I can't figure this out can someone offer any suggestions?

Factoring it into $(z+1)(z^4+z^2+1)$ didn't do anything but show -1 is one solution.

I solved for all roots of $z^4 = -4$ but the structure for this example was more simple.


Note that $(z-1)(1+z+z^2+z^3+z^4+z^5) = z^6-1$. Solve $z^6-1=0$ and discard the $z=1$ solution (which comes from the $z-1$ factor).


Hint:

Since $$z^4+z^2+1=(z^2+1)^2-z^2=(z^2+z+1)(z^2-z+1)$$ Solve $z^2+z+1=0$ and $z^2-z+1=0$ by using the quadratic formula: $$z^2+z+1=0\implies z_{1,2}=\frac{-1\pm\sqrt{1-4}}{2}=-\frac{1}{2}\pm\frac{\sqrt{3}}{2}i$$ $$z^2-z+1=0\implies z_{3,4}=\frac{1\pm\sqrt{1-4}}{2}=\frac{1}{2}\pm\frac{\sqrt{3}}{2}i$$


Here is another way to pursue this (just for fun!).

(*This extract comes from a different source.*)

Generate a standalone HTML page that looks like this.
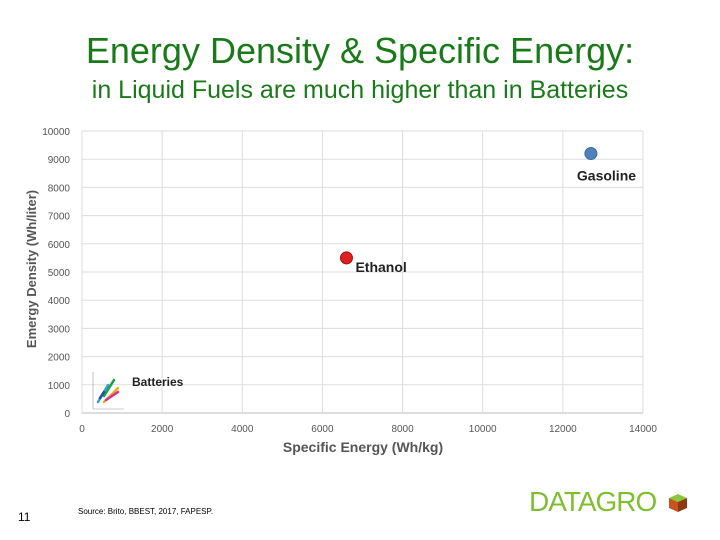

Recall that for $|x| < 1$ we have:

$$\frac{1}{1-x} = 1 + x + x^2 + x^3 + \cdots$$

Multiplying both sides by $x^6$ yields:

$$\frac{x^6}{1-x} = x^6 + x^7 + x^8 + x^9 + \cdots$$

Now we subtract the former line from the latter:

$$\frac{x^6 - 1}{1-x} = -(1 + x + x^2 + x^3 + x^4 + x^5)$$

We now multiply both sides by $-1$ to obtain your original expression:

$$\frac{x^6 - 1}{x-1} = 1 + x + x^2 + x^3 + x^4 + x^5$$

In one way, this is no different than the suggestion in your accepted answer. But I think (hope) seeing the connection arise in a different manner is of interest. Anyway, at this point you seek to find the roots of $x^6 - 1 = (x^3 + 1)(x^3 - 1)$, and you can now factor the latter two parenthetical expressions as the sum and difference of cubes, respectively, to find the roots.

(Noting that/why $x\neq 1$.)


Factoring it into $(z+1)(z^4+z^2+1)$ didn't do anything but show -1 is one solution.

False.

It also shows the remaining four solutions are roots of $z^4 + z^2 + 1 = 0$.